What happens to confirmed candidates
When you confirm a candidate, the query and selected articles are indexed as a retrieval entry in the knowledge base with a quality score of 80. For reference:
- Synthetic Q&A pairs (generated during KB sync) have a quality score of 50
- Confirmed query mappings score 80
This means confirmed real-customer queries rank higher in retrieval than synthetic ones, which is the desired behavior — real questions from real conversations are the most valuable retrieval signals you have.
What happens to rejected candidates
Rejected candidates are recorded as retrieval_miss evidence in the knowledge gap pipeline. As rejection evidence accumulates for similar topics, it surfaces as a knowledge gap, signaling that your knowledge base may need a new or updated article in that area.
Tips
- Prioritize pending candidates regularly. The queue fills during every KB sync. Reviewing frequently keeps the queue manageable and ensures your retrieval index reflects recent customer behavior.

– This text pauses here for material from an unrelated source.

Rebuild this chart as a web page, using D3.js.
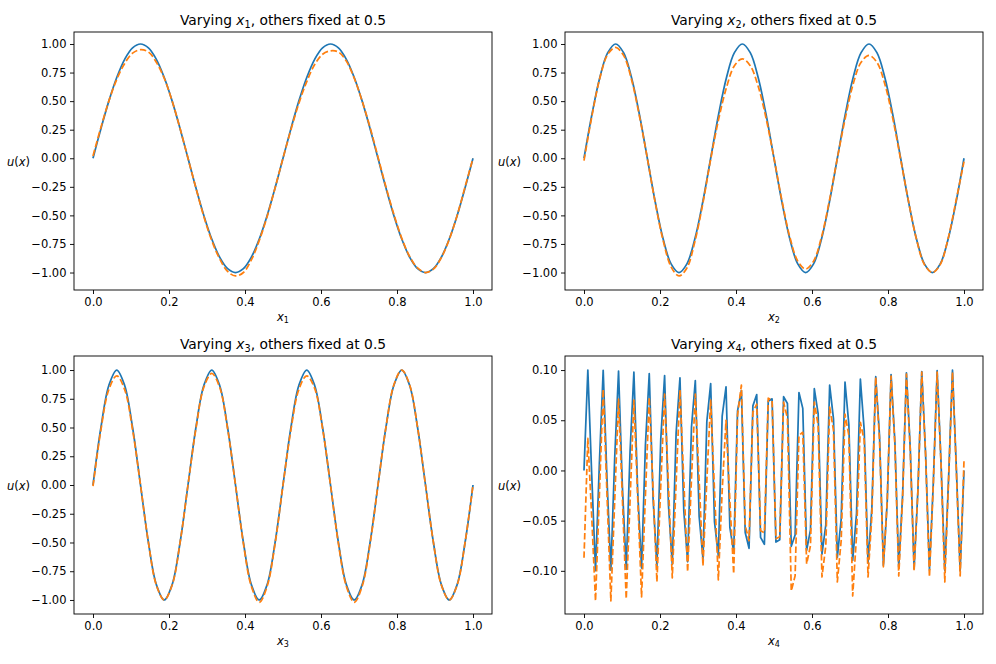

- Pay attention to the draft-vs-sent comparison. If an agent heavily edited the draft, the retrieved articles may not have been useful even though the ticket was resolved. Consider rejecting these.
- Use the KB filter for focused sessions. If you manage multiple knowledge bases, filter to one at a time to build context around that domain.
- Deselect irrelevant articles before confirming. If three articles were retrieved but only one actually answered the question, deselect the other two. Precise mappings produce better retrieval.
- Don't skip too much. Skipping is for genuine uncertainty. If you're skipping most candidates, the underlying signal quality may need investigation.